====== RECORD EXCERPTS

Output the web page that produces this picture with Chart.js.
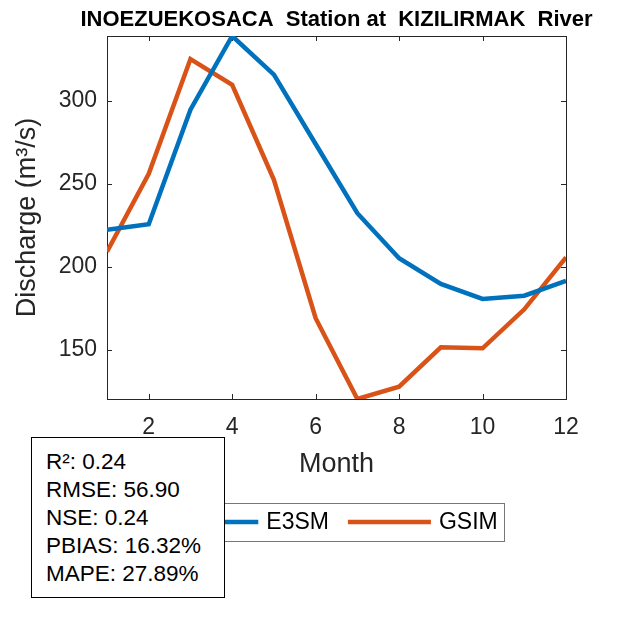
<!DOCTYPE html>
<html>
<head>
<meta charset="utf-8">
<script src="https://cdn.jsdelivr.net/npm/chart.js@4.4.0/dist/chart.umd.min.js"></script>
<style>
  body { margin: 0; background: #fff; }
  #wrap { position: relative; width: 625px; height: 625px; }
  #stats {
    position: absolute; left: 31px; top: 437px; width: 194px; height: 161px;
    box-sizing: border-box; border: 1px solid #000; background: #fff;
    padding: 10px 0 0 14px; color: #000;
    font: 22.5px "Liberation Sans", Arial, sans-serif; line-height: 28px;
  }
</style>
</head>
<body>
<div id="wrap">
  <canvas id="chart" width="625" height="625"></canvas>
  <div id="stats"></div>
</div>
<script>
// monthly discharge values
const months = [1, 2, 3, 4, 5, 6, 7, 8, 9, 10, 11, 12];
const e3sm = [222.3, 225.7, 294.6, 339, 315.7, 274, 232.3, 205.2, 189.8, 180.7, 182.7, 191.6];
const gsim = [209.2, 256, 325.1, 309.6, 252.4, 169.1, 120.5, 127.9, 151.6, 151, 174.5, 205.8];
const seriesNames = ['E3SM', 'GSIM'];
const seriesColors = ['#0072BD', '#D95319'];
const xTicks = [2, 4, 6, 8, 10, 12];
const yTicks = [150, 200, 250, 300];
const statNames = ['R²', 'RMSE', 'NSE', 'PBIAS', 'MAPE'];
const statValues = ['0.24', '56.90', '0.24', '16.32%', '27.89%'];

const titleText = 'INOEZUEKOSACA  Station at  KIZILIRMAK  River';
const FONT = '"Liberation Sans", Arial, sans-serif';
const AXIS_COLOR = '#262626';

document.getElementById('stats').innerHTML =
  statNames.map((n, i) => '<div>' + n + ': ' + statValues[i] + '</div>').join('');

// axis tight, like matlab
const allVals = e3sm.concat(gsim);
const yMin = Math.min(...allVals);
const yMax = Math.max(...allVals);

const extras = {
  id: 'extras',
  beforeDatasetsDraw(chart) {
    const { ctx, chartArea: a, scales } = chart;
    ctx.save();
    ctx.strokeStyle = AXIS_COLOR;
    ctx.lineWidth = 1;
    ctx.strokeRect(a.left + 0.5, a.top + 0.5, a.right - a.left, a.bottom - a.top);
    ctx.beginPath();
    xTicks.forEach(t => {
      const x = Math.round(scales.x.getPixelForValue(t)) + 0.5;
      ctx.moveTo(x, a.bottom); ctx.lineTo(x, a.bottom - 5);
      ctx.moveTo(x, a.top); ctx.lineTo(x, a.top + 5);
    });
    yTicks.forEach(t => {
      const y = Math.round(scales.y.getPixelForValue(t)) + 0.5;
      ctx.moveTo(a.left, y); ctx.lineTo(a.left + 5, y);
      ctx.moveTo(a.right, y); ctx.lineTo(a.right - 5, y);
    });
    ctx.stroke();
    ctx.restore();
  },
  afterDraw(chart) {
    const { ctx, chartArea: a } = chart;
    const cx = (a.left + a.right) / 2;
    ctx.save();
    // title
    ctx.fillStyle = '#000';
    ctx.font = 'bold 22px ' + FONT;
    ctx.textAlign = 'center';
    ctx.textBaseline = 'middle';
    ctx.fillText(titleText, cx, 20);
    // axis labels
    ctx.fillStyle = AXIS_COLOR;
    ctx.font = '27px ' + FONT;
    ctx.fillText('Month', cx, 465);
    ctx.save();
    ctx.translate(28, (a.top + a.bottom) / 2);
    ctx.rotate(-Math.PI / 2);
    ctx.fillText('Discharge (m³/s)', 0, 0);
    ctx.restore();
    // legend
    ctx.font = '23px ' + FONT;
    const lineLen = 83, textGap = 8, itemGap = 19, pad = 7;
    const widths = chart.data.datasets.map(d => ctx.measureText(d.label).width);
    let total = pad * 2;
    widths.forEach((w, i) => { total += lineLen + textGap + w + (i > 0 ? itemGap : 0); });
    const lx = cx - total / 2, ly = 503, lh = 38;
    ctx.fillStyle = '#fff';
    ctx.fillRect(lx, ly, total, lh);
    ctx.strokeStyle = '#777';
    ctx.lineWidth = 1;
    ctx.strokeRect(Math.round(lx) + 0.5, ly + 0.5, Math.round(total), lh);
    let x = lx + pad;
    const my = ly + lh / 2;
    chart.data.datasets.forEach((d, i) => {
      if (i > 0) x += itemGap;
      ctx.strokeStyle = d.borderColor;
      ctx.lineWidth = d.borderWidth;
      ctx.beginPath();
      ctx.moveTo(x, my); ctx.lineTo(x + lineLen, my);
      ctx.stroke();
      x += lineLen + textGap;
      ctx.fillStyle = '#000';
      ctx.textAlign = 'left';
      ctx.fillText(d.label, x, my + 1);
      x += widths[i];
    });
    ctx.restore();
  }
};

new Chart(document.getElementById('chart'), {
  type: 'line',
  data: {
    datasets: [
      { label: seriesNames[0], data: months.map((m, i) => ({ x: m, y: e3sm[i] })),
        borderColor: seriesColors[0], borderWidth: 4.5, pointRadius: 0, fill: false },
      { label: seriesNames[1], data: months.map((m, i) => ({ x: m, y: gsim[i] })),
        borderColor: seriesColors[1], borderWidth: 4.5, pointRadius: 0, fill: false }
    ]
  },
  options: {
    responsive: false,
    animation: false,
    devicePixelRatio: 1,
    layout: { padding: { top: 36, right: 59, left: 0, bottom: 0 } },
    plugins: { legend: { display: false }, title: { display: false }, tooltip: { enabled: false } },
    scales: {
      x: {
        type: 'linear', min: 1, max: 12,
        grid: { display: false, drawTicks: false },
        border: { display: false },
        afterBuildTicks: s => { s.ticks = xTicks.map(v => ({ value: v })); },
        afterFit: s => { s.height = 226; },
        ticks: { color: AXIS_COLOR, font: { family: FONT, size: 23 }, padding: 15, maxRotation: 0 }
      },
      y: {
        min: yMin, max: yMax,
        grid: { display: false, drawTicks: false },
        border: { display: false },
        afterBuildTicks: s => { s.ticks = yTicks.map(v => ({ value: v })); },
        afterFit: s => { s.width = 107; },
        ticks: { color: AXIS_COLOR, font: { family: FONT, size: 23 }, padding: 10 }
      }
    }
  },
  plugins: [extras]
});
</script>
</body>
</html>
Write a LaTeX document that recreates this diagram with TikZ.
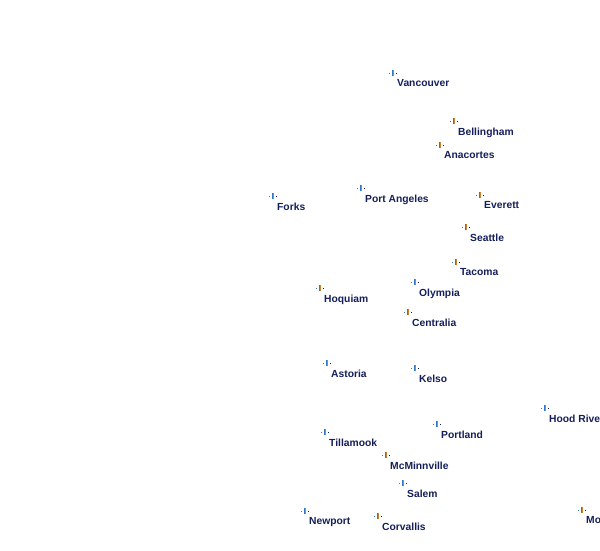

============

EXERCISE GOAL
Using the material above, copy every line in which the string "picture" occurs.

CORRECT RESPONSE
Output the web page that produces this picture with Chart.js.

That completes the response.